The long one is presumed to have begun at a mythical starting point of August 11, 3114 B.C., which is even longer ago than some other culture’s goatherds thought there had been a world. Of course the August date is a modern extrapolation; they didn’t even have an August that long ago. August was Caesar Augustus’s personal month, and he made damn sure it was at least as long as Julius’s month. Nobody minded if February was short, because the weather was bad. September through December were named after the numbers seven through ten, although they are the ninth through the twelfth months. Really, these people shouldn’t have been entrusted with time measurement. Anyway, back to the Mayans, who, being more mysterious, are presumed to be more reliable, prognostication-wise.
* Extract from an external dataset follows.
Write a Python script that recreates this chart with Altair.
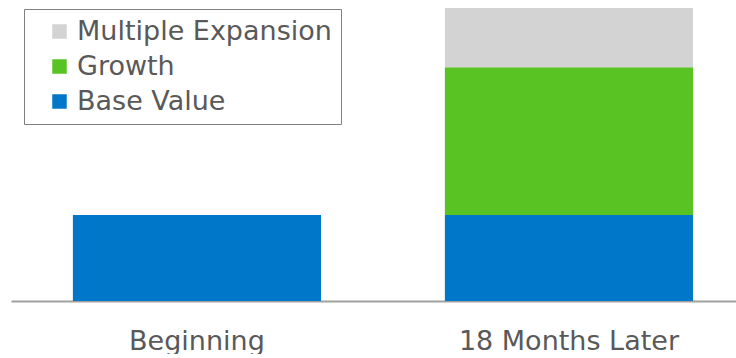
import altair as alt
import pandas as pd

periods = ["Beginning", "18 Months Later", "18 Months Later", "18 Months Later"]
components = ["Base Value", "Base Value", "Growth", "Multiple Expansion"]
values = [100, 100, 172, 69]
stack_order = [0, 0, 1, 2]

legend_order = ["Multiple Expansion", "Growth", "Base Value"]
colors = ["#d3d3d3", "#58c322", "#0077c8"]
categories = ["Beginning", "18 Months Later"]

df = pd.DataFrame({"period": periods, "component": components,
                   "value": values, "ord": stack_order})

FONT = "DejaVu Sans"
TXT = "#595959"

chart = alt.Chart(df).mark_bar().encode(
    x=alt.X("period:N", sort=categories,
            scale=alt.Scale(paddingInner=0.333, paddingOuter=0.141, align=0.59),
            axis=alt.Axis(title=None, labelAngle=0, ticks=False, domainColor="#a0a0a0",
                          domainWidth=2, labelFont=FONT, labelFontSize=27,
                          labelColor=TXT, labelPadding=27, labelBaseline="top",
                          labelLimit=400)),
    y=alt.Y("value:Q", stack="zero", scale=alt.Scale(domain=[0, 341], nice=False),
            axis=None),
    color=alt.Color("component:N",
                    scale=alt.Scale(domain=legend_order, range=colors),
                    legend=alt.Legend(title=None, orient="none", legendX=13, legendY=1,
                                      symbolType="square", symbolSize=210,
                                      symbolStrokeWidth=0,
                                      labelFont=FONT, labelFontSize=27, labelColor=TXT,
                                      rowPadding=7, padding=9,
                                      strokeColor="#808080", fillColor="white",
                                      labelLimit=400, symbolOffset=13,
                                      labelOffset=4)),
    order=alt.Order("ord:Q", sort="ascending"),
).properties(
    width=725, height=293, padding={"left": 11, "top": 8, "right": 0, "bottom": 0}
).configure_view(stroke=None)

chart.save("out.html", embed_options={"renderer": "svg", "actions": False})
They got their calendar started in 3114 B.C. where it could coil down to zero and snap back again, gaining great momentum to slingshot it forward, but all that juice is running out now after a couple thousand years.
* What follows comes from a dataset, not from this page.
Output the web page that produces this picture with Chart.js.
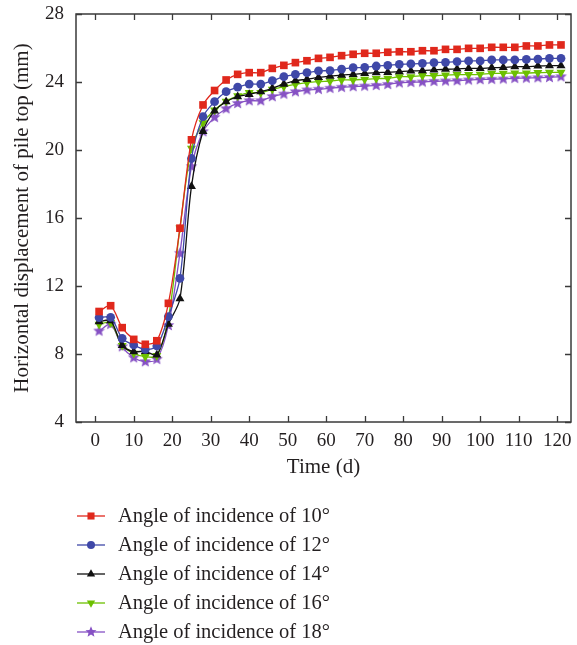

Which means that at the very least we could use a new calendar, and there is a movement afoot to do just that. We have a perfectly serviceable one going, the Gregorian (or “regular”). But the Hanke-Henry Permanent Calendar would reform it to make every year identical, with each given calendar date always falling on the same day of the week.
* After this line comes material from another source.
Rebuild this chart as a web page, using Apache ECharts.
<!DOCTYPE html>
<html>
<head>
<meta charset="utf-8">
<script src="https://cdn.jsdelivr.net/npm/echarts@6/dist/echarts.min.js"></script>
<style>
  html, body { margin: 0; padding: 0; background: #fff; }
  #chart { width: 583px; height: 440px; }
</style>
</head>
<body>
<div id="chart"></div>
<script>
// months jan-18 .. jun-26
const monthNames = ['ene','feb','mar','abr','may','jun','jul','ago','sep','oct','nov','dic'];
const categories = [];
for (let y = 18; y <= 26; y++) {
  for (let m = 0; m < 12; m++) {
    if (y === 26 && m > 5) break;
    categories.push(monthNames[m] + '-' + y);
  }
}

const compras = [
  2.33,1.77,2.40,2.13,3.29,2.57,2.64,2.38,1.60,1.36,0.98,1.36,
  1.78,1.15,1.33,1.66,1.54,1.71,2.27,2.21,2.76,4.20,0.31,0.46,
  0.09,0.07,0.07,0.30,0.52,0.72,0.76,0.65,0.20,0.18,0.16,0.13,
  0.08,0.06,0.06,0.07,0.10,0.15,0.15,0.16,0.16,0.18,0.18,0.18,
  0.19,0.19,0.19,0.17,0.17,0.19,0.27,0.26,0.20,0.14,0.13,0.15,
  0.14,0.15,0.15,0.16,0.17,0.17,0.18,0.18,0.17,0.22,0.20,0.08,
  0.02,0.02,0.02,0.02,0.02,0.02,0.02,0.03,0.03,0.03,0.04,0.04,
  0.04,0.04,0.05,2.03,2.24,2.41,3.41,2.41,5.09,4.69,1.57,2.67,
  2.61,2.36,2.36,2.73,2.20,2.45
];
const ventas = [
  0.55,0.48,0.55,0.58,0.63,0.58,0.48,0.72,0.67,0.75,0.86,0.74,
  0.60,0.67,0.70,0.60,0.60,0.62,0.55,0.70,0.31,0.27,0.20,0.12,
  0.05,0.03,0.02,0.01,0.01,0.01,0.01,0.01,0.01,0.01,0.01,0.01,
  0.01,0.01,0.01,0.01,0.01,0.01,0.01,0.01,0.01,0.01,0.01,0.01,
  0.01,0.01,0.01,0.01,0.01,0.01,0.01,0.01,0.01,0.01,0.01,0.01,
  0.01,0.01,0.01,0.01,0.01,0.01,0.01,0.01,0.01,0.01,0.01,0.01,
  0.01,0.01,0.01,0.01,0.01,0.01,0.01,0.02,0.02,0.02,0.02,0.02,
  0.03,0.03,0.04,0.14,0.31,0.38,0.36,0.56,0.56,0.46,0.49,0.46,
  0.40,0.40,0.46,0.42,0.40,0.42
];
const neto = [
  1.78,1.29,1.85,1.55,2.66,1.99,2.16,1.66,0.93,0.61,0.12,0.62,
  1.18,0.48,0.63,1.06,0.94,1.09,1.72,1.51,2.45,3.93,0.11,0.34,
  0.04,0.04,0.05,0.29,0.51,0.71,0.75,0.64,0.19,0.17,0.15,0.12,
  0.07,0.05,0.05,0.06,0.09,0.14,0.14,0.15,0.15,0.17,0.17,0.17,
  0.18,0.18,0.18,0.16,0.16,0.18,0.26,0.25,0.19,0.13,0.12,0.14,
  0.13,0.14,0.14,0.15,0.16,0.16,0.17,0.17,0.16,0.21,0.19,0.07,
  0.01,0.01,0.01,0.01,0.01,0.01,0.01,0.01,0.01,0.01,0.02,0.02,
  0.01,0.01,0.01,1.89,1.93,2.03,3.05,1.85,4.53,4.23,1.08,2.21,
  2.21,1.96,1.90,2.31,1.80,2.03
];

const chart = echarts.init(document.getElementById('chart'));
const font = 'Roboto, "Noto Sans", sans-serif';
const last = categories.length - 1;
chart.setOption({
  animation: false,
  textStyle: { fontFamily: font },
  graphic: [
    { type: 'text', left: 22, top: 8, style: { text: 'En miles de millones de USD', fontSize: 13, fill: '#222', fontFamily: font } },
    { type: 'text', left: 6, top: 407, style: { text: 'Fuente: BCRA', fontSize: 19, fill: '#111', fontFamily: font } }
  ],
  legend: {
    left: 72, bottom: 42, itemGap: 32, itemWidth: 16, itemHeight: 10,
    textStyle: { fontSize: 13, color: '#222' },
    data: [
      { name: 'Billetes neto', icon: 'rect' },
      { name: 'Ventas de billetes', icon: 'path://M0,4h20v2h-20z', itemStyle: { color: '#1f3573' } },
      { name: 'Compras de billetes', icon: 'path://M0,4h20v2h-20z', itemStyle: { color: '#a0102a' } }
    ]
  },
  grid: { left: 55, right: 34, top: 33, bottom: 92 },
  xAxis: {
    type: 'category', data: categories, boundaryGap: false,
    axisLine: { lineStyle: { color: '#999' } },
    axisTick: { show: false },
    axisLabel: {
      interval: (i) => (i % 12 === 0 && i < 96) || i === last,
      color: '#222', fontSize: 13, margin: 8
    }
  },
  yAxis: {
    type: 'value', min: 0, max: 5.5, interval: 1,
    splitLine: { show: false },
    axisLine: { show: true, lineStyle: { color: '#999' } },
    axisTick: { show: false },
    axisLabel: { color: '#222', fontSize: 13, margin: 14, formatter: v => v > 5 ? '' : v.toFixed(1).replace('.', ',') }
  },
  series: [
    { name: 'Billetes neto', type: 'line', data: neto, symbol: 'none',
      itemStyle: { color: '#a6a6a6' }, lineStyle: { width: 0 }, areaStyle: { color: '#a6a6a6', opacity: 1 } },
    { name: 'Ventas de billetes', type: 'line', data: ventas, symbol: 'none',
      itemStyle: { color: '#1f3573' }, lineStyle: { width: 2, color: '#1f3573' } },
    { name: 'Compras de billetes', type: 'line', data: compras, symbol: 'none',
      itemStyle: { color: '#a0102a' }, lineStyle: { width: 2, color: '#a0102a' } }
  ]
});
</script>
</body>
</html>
There’s a certain kind of person that is attracted to orderly things like that, but they’re the same kind of people who can’t go to sleep until they’ve made sure their pictures are hanging straight. You can’t live with them. They alphabetize their spice shelf. They make spreadsheets. They are not well people. They’re engineers.

If you do want to make up your own calendar, and you like cake and attention, you could always make every eighth day your birthday. Only then you’ll find yourself 300 years old in no time, you’ll have a frosting layer at your midsection, you’ll sweat sprinkles, and you’ll find your house filling up with ceramic hippopotamuses because someone saw that first one early on and word got around that you collect them. Really, you’re better off with the Gregorian.